As to the mode of proceeding adopted by the plaintiffs, I think the case is equally free from difficulty. The gár-nishee is a party to the suit, and, as to the matters at issue between him and the plaintiff, he is a defendant, as much so as the defendant himself. Whether the plaintiff wishes to contradict the garnishee’s answers; whether the garnishee answer evasively, or does not answer at all, the proceedings are directly against the garnishee in the same suit. I believe such to be the general practice in this state. I have met with no instance to the contrary. In every case which has come before the Supreme Court, and which I have examined, the proceedings against the garnishee are direct in the same suit, and he is considered a defendant. See the cases cited. Allyn vs. Wright, 9 Martin, 273, and 1 Louisiana Reports, 230; Code of Practice, 264.
The plaintiffs having obtained a judgment against the defendant, took a rule on the garnishees to show cause why they should not be condemned in solido, as garnishees, to pay to the plaintiffs the amount of their judgment.
The garnishees, in answer to the rule, come into court, and allege for cause, that the cotton attached in this case had been previously attached in their hands at the suit of S. W. Oakey & Company, by whose request and assent the same has been sold, and that the proceeds, amounting to five thousand one hundred and eighty-seven dollars and sixty-one cents remain in their hands, subject to these attachments.

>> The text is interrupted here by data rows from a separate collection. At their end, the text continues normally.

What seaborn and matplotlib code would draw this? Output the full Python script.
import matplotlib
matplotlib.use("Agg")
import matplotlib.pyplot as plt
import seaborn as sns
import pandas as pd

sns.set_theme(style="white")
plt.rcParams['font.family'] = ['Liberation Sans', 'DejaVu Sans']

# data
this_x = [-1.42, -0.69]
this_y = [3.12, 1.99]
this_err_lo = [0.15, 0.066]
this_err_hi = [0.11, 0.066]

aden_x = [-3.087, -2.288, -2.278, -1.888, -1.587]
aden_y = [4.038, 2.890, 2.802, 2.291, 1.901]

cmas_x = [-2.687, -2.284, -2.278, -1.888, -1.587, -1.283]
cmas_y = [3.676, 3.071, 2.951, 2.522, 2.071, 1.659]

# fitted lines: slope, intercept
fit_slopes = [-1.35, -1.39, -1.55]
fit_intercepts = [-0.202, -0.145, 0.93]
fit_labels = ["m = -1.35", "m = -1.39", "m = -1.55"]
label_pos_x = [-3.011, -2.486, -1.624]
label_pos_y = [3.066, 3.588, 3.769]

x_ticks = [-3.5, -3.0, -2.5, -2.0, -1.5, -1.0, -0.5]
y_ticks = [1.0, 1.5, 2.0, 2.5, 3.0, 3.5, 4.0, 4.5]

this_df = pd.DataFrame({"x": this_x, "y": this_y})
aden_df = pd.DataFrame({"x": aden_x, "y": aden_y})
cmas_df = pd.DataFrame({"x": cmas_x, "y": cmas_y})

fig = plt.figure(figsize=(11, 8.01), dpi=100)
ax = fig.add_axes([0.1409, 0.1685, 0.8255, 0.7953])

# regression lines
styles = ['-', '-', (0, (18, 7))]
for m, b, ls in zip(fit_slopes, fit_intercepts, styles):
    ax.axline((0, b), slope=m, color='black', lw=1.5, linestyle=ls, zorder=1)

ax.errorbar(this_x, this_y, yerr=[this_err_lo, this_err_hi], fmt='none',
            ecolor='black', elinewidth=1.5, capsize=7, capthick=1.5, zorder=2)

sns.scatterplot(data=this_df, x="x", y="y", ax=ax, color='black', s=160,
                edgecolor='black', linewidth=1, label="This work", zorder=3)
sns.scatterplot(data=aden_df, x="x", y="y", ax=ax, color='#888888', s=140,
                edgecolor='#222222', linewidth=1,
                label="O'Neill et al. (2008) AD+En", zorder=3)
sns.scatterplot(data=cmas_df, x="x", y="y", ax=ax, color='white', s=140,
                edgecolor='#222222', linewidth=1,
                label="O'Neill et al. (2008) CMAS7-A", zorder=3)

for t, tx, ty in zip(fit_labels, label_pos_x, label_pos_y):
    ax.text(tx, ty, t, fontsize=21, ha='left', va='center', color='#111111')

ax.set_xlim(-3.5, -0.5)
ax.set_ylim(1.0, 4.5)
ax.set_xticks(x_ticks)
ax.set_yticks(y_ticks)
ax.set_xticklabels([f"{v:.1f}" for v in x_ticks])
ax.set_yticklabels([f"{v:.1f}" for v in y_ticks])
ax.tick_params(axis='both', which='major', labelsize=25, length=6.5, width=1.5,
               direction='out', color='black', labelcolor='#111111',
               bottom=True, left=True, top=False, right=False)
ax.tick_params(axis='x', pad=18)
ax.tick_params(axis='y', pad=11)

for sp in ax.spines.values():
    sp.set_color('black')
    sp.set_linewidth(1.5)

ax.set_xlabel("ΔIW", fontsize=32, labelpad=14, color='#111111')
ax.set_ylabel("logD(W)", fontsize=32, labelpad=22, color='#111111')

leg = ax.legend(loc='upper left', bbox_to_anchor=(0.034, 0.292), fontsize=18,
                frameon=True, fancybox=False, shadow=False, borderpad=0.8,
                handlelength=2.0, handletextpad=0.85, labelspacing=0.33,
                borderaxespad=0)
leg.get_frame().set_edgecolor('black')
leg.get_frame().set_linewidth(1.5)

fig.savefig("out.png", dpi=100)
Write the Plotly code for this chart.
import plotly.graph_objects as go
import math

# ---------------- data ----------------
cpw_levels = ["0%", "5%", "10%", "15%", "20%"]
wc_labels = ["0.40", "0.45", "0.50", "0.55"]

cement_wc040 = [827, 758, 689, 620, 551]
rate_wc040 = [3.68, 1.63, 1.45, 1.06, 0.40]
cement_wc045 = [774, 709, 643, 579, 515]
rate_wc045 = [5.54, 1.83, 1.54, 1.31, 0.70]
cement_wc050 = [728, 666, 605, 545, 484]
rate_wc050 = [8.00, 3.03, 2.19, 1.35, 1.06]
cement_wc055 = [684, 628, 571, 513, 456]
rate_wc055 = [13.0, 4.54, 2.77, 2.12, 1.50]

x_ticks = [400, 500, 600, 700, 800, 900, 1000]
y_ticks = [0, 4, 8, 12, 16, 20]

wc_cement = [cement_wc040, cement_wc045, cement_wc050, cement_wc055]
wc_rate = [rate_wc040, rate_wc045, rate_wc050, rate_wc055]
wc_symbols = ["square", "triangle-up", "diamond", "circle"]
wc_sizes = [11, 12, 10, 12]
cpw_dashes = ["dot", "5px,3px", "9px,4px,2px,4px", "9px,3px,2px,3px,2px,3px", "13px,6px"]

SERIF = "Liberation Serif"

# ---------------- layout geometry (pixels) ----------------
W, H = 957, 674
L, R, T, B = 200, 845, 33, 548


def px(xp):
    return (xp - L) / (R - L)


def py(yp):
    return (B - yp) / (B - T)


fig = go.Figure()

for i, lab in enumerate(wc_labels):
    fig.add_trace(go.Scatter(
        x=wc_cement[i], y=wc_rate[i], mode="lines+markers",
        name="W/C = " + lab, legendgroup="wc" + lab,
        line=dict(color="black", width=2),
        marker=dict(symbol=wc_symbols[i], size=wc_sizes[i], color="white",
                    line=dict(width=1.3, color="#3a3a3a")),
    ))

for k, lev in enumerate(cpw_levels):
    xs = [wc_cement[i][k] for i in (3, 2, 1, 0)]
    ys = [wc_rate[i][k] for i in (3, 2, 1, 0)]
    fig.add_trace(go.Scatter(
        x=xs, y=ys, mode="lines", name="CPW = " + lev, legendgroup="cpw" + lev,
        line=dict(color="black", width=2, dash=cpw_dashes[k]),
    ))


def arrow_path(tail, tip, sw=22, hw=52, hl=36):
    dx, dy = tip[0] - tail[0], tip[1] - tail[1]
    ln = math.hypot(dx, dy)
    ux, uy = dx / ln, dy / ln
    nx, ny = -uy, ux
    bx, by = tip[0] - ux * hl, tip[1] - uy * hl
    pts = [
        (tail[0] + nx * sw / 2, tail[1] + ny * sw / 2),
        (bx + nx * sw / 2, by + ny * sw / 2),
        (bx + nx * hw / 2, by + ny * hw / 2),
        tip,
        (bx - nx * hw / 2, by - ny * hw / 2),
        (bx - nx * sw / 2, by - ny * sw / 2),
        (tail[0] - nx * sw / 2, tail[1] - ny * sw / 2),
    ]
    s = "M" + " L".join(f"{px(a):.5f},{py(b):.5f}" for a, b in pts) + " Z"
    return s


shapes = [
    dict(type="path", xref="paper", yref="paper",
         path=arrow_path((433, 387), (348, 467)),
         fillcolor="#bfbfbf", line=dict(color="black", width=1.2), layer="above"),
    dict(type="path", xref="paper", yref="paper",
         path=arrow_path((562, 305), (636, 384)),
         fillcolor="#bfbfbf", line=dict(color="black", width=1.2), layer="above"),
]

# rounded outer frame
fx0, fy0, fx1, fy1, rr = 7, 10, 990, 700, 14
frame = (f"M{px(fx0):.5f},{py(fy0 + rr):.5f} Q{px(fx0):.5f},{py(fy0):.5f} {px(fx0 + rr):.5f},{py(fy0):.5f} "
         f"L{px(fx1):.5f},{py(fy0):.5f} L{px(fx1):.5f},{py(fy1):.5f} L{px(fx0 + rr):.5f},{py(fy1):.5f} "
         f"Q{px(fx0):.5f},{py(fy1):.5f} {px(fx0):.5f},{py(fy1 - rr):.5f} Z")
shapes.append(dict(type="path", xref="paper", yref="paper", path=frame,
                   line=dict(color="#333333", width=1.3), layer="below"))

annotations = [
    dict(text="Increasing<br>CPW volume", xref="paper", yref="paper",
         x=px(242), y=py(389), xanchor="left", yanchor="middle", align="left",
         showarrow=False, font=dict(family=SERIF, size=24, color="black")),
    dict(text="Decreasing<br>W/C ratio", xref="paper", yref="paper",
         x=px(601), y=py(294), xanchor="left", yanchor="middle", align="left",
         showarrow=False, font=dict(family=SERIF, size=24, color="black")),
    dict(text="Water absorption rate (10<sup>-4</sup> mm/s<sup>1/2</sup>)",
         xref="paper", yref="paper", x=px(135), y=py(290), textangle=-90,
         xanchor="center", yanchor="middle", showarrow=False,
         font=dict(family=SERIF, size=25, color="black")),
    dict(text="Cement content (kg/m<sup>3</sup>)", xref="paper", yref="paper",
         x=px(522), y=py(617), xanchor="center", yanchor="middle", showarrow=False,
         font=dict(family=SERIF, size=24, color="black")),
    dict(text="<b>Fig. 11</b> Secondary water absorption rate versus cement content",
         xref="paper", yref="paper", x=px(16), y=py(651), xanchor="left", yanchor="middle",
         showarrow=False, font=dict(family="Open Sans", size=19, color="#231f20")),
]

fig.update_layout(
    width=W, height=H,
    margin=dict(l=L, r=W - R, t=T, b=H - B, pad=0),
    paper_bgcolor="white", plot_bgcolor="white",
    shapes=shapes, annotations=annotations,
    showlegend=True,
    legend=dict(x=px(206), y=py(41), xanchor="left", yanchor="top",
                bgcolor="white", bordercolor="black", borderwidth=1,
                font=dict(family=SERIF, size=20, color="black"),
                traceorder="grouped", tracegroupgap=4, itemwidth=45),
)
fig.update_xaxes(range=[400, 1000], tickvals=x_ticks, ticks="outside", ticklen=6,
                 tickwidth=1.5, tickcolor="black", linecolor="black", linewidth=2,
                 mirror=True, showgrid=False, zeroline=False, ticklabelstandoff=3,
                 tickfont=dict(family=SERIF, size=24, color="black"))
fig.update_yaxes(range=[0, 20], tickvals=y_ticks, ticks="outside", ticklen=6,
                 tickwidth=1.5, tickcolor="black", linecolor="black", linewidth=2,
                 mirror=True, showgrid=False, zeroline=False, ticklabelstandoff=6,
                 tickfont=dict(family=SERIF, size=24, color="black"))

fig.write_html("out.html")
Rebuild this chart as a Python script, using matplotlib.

S. W. Oakey & Company are not parties to this suit. Under the article 396, et seq., of the Code of Practice, the mode is pointed out in which their rights are to be asserted, and if they do not choose to litigate their pretensions in this suit, I see no reason why they should be an impediment and *472hindrance to these proceedings: at all events, I do not think the garnishees, in this instance, have a right to set them up for their own protection against the supposed consequences of their own neglect.
Here, then, are the garnishees, having in their hands the proceeds of the property attached, and placing them at the disposal of the court, leaving Oakey & Co., the creditors in the previous attachment, to assert their rights in the manner which they think best to adopt; and they may have very good reasons for not becoming parties to this suit: they may have other property attached sufficient to satisfy their debt, or may not choose to contest the plaintiffs’ demand. I think a sufficient part of the property attached ought to be applied to the payment of the judgment obtained against the defendant. 2 Gallison’s Reports, 96. The rule asks for judgment against the respondents as garnishees in solido. The form of the rule taken on the garnishees I consider to be immaterial, as they have not objected to it., but have, by their answer, brought the merits of the case fully before the court, on which the court ought to decide according to the rights of the several parties before them.
I think the judgment of the court below ought to be reversed, and that the judgment should be for the plaintiffs, as before stated.